## Aim
Please transcribe the data that follows without the pictures, keeping every word the same.

— start of Information shown —

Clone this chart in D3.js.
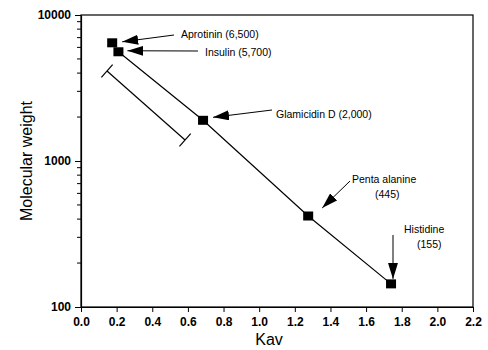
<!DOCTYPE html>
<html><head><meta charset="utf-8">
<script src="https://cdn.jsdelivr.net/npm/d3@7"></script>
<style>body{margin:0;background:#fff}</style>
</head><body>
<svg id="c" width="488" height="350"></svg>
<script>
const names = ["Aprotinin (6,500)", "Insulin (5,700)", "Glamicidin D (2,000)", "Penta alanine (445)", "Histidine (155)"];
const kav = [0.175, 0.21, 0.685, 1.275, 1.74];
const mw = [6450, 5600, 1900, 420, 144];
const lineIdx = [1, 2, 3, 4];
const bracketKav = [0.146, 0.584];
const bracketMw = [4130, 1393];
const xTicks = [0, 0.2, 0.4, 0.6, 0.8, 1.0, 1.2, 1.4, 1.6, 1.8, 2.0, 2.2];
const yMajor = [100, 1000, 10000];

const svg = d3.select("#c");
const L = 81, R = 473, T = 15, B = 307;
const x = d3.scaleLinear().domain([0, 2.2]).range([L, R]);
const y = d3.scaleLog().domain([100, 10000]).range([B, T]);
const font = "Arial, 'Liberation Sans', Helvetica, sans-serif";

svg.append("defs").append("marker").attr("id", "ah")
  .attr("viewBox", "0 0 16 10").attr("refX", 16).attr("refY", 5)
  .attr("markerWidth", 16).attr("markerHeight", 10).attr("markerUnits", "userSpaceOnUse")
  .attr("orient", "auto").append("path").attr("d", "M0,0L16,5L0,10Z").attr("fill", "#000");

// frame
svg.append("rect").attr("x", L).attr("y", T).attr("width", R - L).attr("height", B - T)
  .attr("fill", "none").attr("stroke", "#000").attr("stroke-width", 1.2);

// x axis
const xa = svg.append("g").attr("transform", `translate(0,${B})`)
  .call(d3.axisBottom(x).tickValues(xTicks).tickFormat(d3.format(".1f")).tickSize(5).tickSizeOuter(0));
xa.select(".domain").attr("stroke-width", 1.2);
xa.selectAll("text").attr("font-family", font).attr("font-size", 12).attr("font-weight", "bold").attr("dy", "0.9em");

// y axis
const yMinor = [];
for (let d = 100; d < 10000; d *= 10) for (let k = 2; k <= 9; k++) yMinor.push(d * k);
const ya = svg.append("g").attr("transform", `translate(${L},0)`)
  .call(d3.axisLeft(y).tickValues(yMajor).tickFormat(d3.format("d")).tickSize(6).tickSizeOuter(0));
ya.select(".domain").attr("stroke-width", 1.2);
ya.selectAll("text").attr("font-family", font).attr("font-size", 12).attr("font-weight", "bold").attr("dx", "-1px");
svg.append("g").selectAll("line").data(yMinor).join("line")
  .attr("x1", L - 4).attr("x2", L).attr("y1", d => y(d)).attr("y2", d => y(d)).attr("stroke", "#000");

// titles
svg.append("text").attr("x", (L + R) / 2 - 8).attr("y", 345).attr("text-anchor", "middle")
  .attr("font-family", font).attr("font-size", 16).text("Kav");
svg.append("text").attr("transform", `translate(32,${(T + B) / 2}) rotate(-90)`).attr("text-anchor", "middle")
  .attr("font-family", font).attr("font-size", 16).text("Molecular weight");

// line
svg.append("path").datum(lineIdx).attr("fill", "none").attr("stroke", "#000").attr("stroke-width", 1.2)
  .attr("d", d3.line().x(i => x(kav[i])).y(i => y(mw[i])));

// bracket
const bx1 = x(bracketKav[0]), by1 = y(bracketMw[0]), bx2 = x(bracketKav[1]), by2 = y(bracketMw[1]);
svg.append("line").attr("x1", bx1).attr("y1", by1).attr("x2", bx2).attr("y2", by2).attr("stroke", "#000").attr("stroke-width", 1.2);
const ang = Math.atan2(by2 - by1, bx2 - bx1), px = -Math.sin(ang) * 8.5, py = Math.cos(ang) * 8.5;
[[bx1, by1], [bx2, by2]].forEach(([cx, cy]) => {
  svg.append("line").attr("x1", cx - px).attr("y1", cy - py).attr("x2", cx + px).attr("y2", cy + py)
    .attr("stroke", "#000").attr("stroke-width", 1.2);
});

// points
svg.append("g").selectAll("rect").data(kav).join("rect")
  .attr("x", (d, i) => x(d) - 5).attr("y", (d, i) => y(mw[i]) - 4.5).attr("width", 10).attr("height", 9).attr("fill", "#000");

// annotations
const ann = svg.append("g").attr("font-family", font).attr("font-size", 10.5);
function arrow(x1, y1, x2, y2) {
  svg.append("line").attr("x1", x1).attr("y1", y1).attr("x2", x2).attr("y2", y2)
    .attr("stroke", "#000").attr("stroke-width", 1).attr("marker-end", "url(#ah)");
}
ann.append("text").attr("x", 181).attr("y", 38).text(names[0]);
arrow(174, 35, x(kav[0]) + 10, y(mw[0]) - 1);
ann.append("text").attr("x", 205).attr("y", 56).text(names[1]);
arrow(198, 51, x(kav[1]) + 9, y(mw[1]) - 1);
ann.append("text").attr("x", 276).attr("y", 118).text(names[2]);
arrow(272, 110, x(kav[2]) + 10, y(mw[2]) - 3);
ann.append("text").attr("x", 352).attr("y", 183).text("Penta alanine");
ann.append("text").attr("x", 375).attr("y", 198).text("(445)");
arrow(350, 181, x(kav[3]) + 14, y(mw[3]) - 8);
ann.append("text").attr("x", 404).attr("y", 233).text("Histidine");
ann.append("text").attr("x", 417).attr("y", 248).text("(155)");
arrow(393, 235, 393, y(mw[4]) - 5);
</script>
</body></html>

— end of Information shown —

## Full response
Clone this chart in D3.js.
<!DOCTYPE html>
<html><head><meta charset="utf-8">
<script src="https://cdn.jsdelivr.net/npm/d3@7"></script>
<style>body{margin:0;background:#fff}</style>
</head><body>
<svg id="c" width="488" height="350"></svg>
<script>
const names = ["Aprotinin (6,500)", "Insulin (5,700)", "Glamicidin D (2,000)", "Penta alanine (445)", "Histidine (155)"];
const kav = [0.175, 0.21, 0.685, 1.275, 1.74];
const mw = [6450, 5600, 1900, 420, 144];
const lineIdx = [1, 2, 3, 4];
const bracketKav = [0.146, 0.584];
const bracketMw = [4130, 1393];
const xTicks = [0, 0.2, 0.4, 0.6, 0.8, 1.0, 1.2, 1.4, 1.6, 1.8, 2.0, 2.2];
const yMajor = [100, 1000, 10000];

const svg = d3.select("#c");
const L = 81, R = 473, T = 15, B = 307;
const x = d3.scaleLinear().domain([0, 2.2]).range([L, R]);
const y = d3.scaleLog().domain([100, 10000]).range([B, T]);
const font = "Arial, 'Liberation Sans', Helvetica, sans-serif";

svg.append("defs").append("marker").attr("id", "ah")
  .attr("viewBox", "0 0 16 10").attr("refX", 16).attr("refY", 5)
  .attr("markerWidth", 16).attr("markerHeight", 10).attr("markerUnits", "userSpaceOnUse")
  .attr("orient", "auto").append("path").attr("d", "M0,0L16,5L0,10Z").attr("fill", "#000");

// frame
svg.append("rect").attr("x", L).attr("y", T).attr("width", R - L).attr("height", B - T)
  .attr("fill", "none").attr("stroke", "#000").attr("stroke-width", 1.2);

// x axis
const xa = svg.append("g").attr("transform", `translate(0,${B})`)
  .call(d3.axisBottom(x).tickValues(xTicks).tickFormat(d3.format(".1f")).tickSize(5).tickSizeOuter(0));
xa.select(".domain").attr("stroke-width", 1.2);
xa.selectAll("text").attr("font-family", font).attr("font-size", 12).attr("font-weight", "bold").attr("dy", "0.9em");

// y axis
const yMinor = [];
for (let d = 100; d < 10000; d *= 10) for (let k = 2; k <= 9; k++) yMinor.push(d * k);
const ya = svg.append("g").attr("transform", `translate(${L},0)`)
  .call(d3.axisLeft(y).tickValues(yMajor).tickFormat(d3.format("d")).tickSize(6).tickSizeOuter(0));
ya.select(".domain").attr("stroke-width", 1.2);
ya.selectAll("text").attr("font-family", font).attr("font-size", 12).attr("font-weight", "bold").attr("dx", "-1px");
svg.append("g").selectAll("line").data(yMinor).join("line")
  .attr("x1", L - 4).attr("x2", L).attr("y1", d => y(d)).attr("y2", d => y(d)).attr("stroke", "#000");

// titles
svg.append("text").attr("x", (L + R) / 2 - 8).attr("y", 345).attr("text-anchor", "middle")
  .attr("font-family", font).attr("font-size", 16).text("Kav");
svg.append("text").attr("transform", `translate(32,${(T + B) / 2}) rotate(-90)`).attr("text-anchor", "middle")
  .attr("font-family", font).attr("font-size", 16).text("Molecular weight");

// line
svg.append("path").datum(lineIdx).attr("fill", "none").attr("stroke", "#000").attr("stroke-width", 1.2)
  .attr("d", d3.line().x(i => x(kav[i])).y(i => y(mw[i])));

// bracket
const bx1 = x(bracketKav[0]), by1 = y(bracketMw[0]), bx2 = x(bracketKav[1]), by2 = y(bracketMw[1]);
svg.append("line").attr("x1", bx1).attr("y1", by1).attr("x2", bx2).attr("y2", by2).attr("stroke", "#000").attr("stroke-width", 1.2);
const ang = Math.atan2(by2 - by1, bx2 - bx1), px = -Math.sin(ang) * 8.5, py = Math.cos(ang) * 8.5;
[[bx1, by1], [bx2, by2]].forEach(([cx, cy]) => {
  svg.append("line").attr("x1", cx - px).attr("y1", cy - py).attr("x2", cx + px).attr("y2", cy + py)
    .attr("stroke", "#000").attr("stroke-width", 1.2);
});

// points
svg.append("g").selectAll("rect").data(kav).join("rect")
  .attr("x", (d, i) => x(d) - 5).attr("y", (d, i) => y(mw[i]) - 4.5).attr("width", 10).attr("height", 9).attr("fill", "#000");

// annotations
const ann = svg.append("g").attr("font-family", font).attr("font-size", 10.5);
function arrow(x1, y1, x2, y2) {
  svg.append("line").attr("x1", x1).attr("y1", y1).attr("x2", x2).attr("y2", y2)
    .attr("stroke", "#000").attr("stroke-width", 1).attr("marker-end", "url(#ah)");
}
ann.append("text").attr("x", 181).attr("y", 38).text(names[0]);
arrow(174, 35, x(kav[0]) + 10, y(mw[0]) - 1);
ann.append("text").attr("x", 205).attr("y", 56).text(names[1]);
arrow(198, 51, x(kav[1]) + 9, y(mw[1]) - 1);
ann.append("text").attr("x", 276).attr("y", 118).text(names[2]);
arrow(272, 110, x(kav[2]) + 10, y(mw[2]) - 3);
ann.append("text").attr("x", 352).attr("y", 183).text("Penta alanine");
ann.append("text").attr("x", 375).attr("y", 198).text("(445)");
arrow(350, 181, x(kav[3]) + 14, y(mw[3]) - 8);
ann.append("text").attr("x", 404).attr("y", 233).text("Histidine");
ann.append("text").attr("x", 417).attr("y", 248).text("(155)");
arrow(393, 235, 393, y(mw[4]) - 5);
</script>
</body></html>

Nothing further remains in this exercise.